Exercise task: From the very first line of the data to the line containing "const ref = useRef<HTMLDivElement>(null);", retype everything exactly, leaving the pictures behind.
⁂
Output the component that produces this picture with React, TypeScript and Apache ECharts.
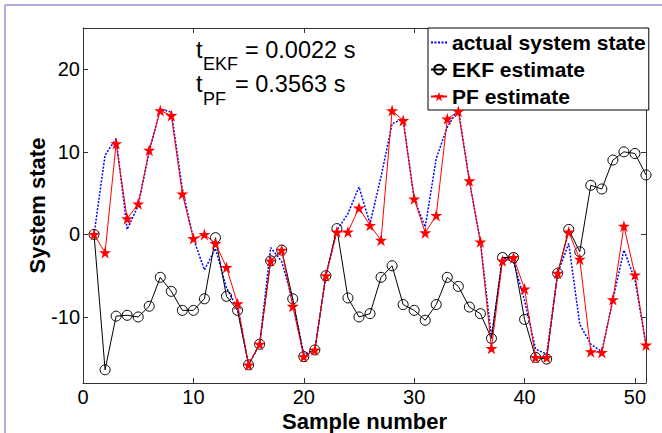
import React, { useEffect, useRef } from "react";
import * as echarts from "echarts";

const samples = [
  1, 2, 3, 4, 5, 6, 7, 8, 9, 10, 11, 12, 13, 14, 15, 16, 17, 18, 19, 20, 21, 22, 23, 24, 25, 26,
  27, 28, 29, 30, 31, 32, 33, 34, 35, 36, 37, 38, 39, 40, 41, 42, 43, 44, 45, 46, 47, 48, 49, 50, 51,
];

const actualState = [
  0, 9.6, 11.6, 0.6, 3.5, 10.0, 15.2, 14.8, 5.5, -0.5, -4.3, -1.7, -6.5, -9.0, -15.8, -13.3, -1.6,
  -3.3, -8.0, -14.5, -14.0, -5.0, 0.5, 2.5, 5.75, 1.3, 7.0, 13.4, 14.0, 4.3, 0.9, 9.2, 13.0, 15.2,
  6.5, -0.9, -12.5, -2.8, -3.3, -8.0, -13.9, -14.5, -4.7, -1.1, -10.9, -13.3, -14.2, -7.9, -1.9,
  -5.5, -13.4,
];

const ekfEstimate = [
  0, -16.4, -9.9, -9.8, -10.0, -8.7, -5.2, -6.9, -9.2, -9.2, -7.8, -0.4, -7.5, -9.2, -15.8, -13.3,
  -3.2, -1.9, -7.8, -14.8, -14.0, -5.0, 0.7, -7.7, -10.0, -9.6, -5.2, -3.8, -8.5, -9.2, -10.4, -8.5,
  -5.2, -6.3, -8.8, -9.6, -12.6, -2.8, -2.8, -10.3, -14.9, -15.1, -4.7, 0.6, -2.1, 5.95, 5.5, 9.0,
  10.0, 9.8, 7.2,
];

const pfEstimate = [
  0, -2.2, 11.0, 1.9, 3.7, 10.2, 15.0, 14.4, 4.9, -0.5, 0.0, -1.1, -4.0, -8.4, -15.8, -13.3, -3.2,
  -1.9, -8.7, -14.8, -14.0, -5.0, 0.3, 0.3, 3.2, 1.1, -0.7, 15.0, 13.8, 4.3, 0.2, 2.3, 14.0, 14.9,
  6.5, -0.9, -13.8, -3.2, -2.8, -6.6, -14.9, -14.9, -4.7, 0.3, -3.0, -14.2, -14.3, -7.9, 1.0, -4.9,
  -13.4,
];

const seriesNames = ["actual system state", "EKF estimate", "PF estimate"];
const xTitle = "Sample number";
const yTitle = "System state";
const timeEkf = "= 0.0022 s";
const timePf = "= 0.3563 s";

const STAR =
  "path://M50,0 L61.2,34.5 L97.6,34.5 L68.2,55.9 L79.4,90.5 L50,69.1 L20.6,90.5 L31.8,55.9 L2.4,34.5 L38.8,34.5 Z";

const FONT = "Arial, 'Liberation Sans', sans-serif";

export default function App() {
  const ref = useRef<HTMLDivElement>(null);

  useEffect(() => {
    if (!ref.current) return;
    const chart = echarts.init(ref.current, undefined, { renderer: "svg" });
    const pairs = (vals: number[]) => samples.map((s, i) => [s, vals[i]]);

    const axisLineStyle = { color: "#333", width: 1 };
    const tick = { show: true, inside: true, length: 5, lineStyle: { color: "#333" } };

    chart.setOption({
      animation: false,
      backgroundColor: "#fff",
      textStyle: { fontFamily: FONT },
      grid: {
        left: 83,
        right: 16,
        top: 28,
        bottom: 50,
        containLabel: false,
        outerBoundsMode: "none",
      },
      xAxis: [
        {
          type: "value",
          min: 0,
          max: 51,
          interval: 10,
          position: "bottom",
          axisLine: { show: true, onZero: false, lineStyle: axisLineStyle },
          axisTick: tick,
          splitLine: { show: false },
          axisLabel: {
            fontSize: 20,
            lineHeight: 18,
            color: "#000",
            margin: 5,
            showMaxLabel: false,
            fontFamily: FONT,
          },
          name: xTitle,
          nameLocation: "middle",
          nameGap: 30,
          nameMoveOverlap: false,
          nameTextStyle: {
            fontSize: 22,
            lineHeight: 16,
            fontWeight: "bold",
            color: "#000",
            fontFamily: FONT,
          },
        },
        {
          type: "value",
          min: 0,
          max: 51,
          interval: 10,
          position: "top",
          axisLine: { show: true, onZero: false, lineStyle: axisLineStyle },
          axisTick: tick,
          splitLine: { show: false },
          axisLabel: { show: false },
        },
      ],
      yAxis: [
        {
          type: "value",
          min: -18,
          max: 25,
          splitNumber: 4,
          position: "left",
          axisLine: { show: true, onZero: false, lineStyle: axisLineStyle },
          axisTick: tick,
          splitLine: { show: false },
          axisLabel: {
            fontSize: 20,
            color: "#000",
            margin: 3,
            showMinLabel: false,
            showMaxLabel: false,
            fontFamily: FONT,
          },
          name: yTitle,
          nameLocation: "middle",
          nameGap: 35,
          nameMoveOverlap: false,
          nameTextStyle: { fontSize: 22, fontWeight: "bold", color: "#000", fontFamily: FONT },
        },
        {
          type: "value",
          min: -18,
          max: 25,
          splitNumber: 4,
          position: "right",
          axisLine: { show: true, onZero: false, lineStyle: axisLineStyle },
          axisTick: tick,
          splitLine: { show: false },
          axisLabel: { show: false },
        },
      ],
      legend: {
        orient: "vertical",
        left: 428,
        top: 28,
        padding: [4, 3, 3, 2],
        itemGap: 6,
        itemWidth: 16,
        itemHeight: 12,
        backgroundColor: "#fff",
        borderColor: "#000",
        borderWidth: 1,
        borderRadius: 0,
        textStyle: { fontSize: 21, fontWeight: "bold", color: "#000", fontFamily: FONT },
        data: [
          { name: seriesNames[0], itemStyle: { opacity: 0 } },
          { name: seriesNames[1] },
          { name: seriesNames[2] },
        ],
      },
      series: [
        {
          name: seriesNames[0],
          type: "line",
          data: pairs(actualState),
          showSymbol: false,
          symbol: "none",
          lineStyle: { color: "#0000ff", width: 1.5, type: [2, 1.5] },
          itemStyle: { color: "#0000ff" },
          z: 2,
        },
        {
          name: seriesNames[1],
          type: "line",
          data: pairs(ekfEstimate),
          symbol: "circle",
          symbolSize: 10,
          lineStyle: { color: "#000", width: 1 },
          itemStyle: { color: "transparent", borderColor: "#000", borderWidth: 1 },
          z: 3,
        },
        {
          name: seriesNames[2],
          type: "line",
          data: pairs(pfEstimate),
          symbol: STAR,
          symbolSize: 12,
          lineStyle: { color: "#ff0000", width: 1 },
          itemStyle: { color: "#ff0000" },
          z: 4,
        },
      ],
      graphic: [
        {
          type: "line",
          shape: { x1: 5, y1: 5, x2: 662, y2: 5 },
          style: { stroke: "#9f8fd0", lineWidth: 1.5 },
        },
        {
          type: "line",
          shape: { x1: 5, y1: 5, x2: 5, y2: 433 },
          style: { stroke: "#9f8fd0", lineWidth: 1.5 },
        },
        {
          type: "text",
          x: 196,
          y: 50,
          style: { text: "t", font: `23.5px ${FONT}`, fill: "#000", verticalAlign: "middle" },
        },
        {
          type: "text",
          x: 203,
          y: 64,
          style: { text: "EKF", font: `18px ${FONT}`, fill: "#000", verticalAlign: "middle" },
        },
        {
          type: "text",
          x: 245,
          y: 50,
          style: { text: timeEkf, font: `23.5px ${FONT}`, fill: "#000", verticalAlign: "middle" },
        },
        {
          type: "text",
          x: 196,
          y: 84,
          style: { text: "t", font: `23.5px ${FONT}`, fill: "#000", verticalAlign: "middle" },
        },
        {
          type: "text",
          x: 203,
          y: 99,
          style: { text: "PF", font: `18px ${FONT}`, fill: "#000", verticalAlign: "middle" },
        },
        {
          type: "text",
          x: 235,
          y: 84,
          style: { text: timePf, font: `23.5px ${FONT}`, fill: "#000", verticalAlign: "middle" },
        },
      ],
    });

    return () => chart.dispose();
  }, []);

  return (
    <div
      ref={ref}
      style={{ position: "absolute", left: 0, top: 0, width: 662, height: 433 }}
    />
  );
}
⁂
Solution to this task:
Output the component that produces this picture with React, TypeScript and Apache ECharts.
import React, { useEffect, useRef } from "react";
import * as echarts from "echarts";

const samples = [
  1, 2, 3, 4, 5, 6, 7, 8, 9, 10, 11, 12, 13, 14, 15, 16, 17, 18, 19, 20, 21, 22, 23, 24, 25, 26,
  27, 28, 29, 30, 31, 32, 33, 34, 35, 36, 37, 38, 39, 40, 41, 42, 43, 44, 45, 46, 47, 48, 49, 50, 51,
];

const actualState = [
  0, 9.6, 11.6, 0.6, 3.5, 10.0, 15.2, 14.8, 5.5, -0.5, -4.3, -1.7, -6.5, -9.0, -15.8, -13.3, -1.6,
  -3.3, -8.0, -14.5, -14.0, -5.0, 0.5, 2.5, 5.75, 1.3, 7.0, 13.4, 14.0, 4.3, 0.9, 9.2, 13.0, 15.2,
  6.5, -0.9, -12.5, -2.8, -3.3, -8.0, -13.9, -14.5, -4.7, -1.1, -10.9, -13.3, -14.2, -7.9, -1.9,
  -5.5, -13.4,
];

const ekfEstimate = [
  0, -16.4, -9.9, -9.8, -10.0, -8.7, -5.2, -6.9, -9.2, -9.2, -7.8, -0.4, -7.5, -9.2, -15.8, -13.3,
  -3.2, -1.9, -7.8, -14.8, -14.0, -5.0, 0.7, -7.7, -10.0, -9.6, -5.2, -3.8, -8.5, -9.2, -10.4, -8.5,
  -5.2, -6.3, -8.8, -9.6, -12.6, -2.8, -2.8, -10.3, -14.9, -15.1, -4.7, 0.6, -2.1, 5.95, 5.5, 9.0,
  10.0, 9.8, 7.2,
];

const pfEstimate = [
  0, -2.2, 11.0, 1.9, 3.7, 10.2, 15.0, 14.4, 4.9, -0.5, 0.0, -1.1, -4.0, -8.4, -15.8, -13.3, -3.2,
  -1.9, -8.7, -14.8, -14.0, -5.0, 0.3, 0.3, 3.2, 1.1, -0.7, 15.0, 13.8, 4.3, 0.2, 2.3, 14.0, 14.9,
  6.5, -0.9, -13.8, -3.2, -2.8, -6.6, -14.9, -14.9, -4.7, 0.3, -3.0, -14.2, -14.3, -7.9, 1.0, -4.9,
  -13.4,
];

const seriesNames = ["actual system state", "EKF estimate", "PF estimate"];
const xTitle = "Sample number";
const yTitle = "System state";
const timeEkf = "= 0.0022 s";
const timePf = "= 0.3563 s";

const STAR =
  "path://M50,0 L61.2,34.5 L97.6,34.5 L68.2,55.9 L79.4,90.5 L50,69.1 L20.6,90.5 L31.8,55.9 L2.4,34.5 L38.8,34.5 Z";

const FONT = "Arial, 'Liberation Sans', sans-serif";

export default function App() {
  const ref = useRef<HTMLDivElement>(null);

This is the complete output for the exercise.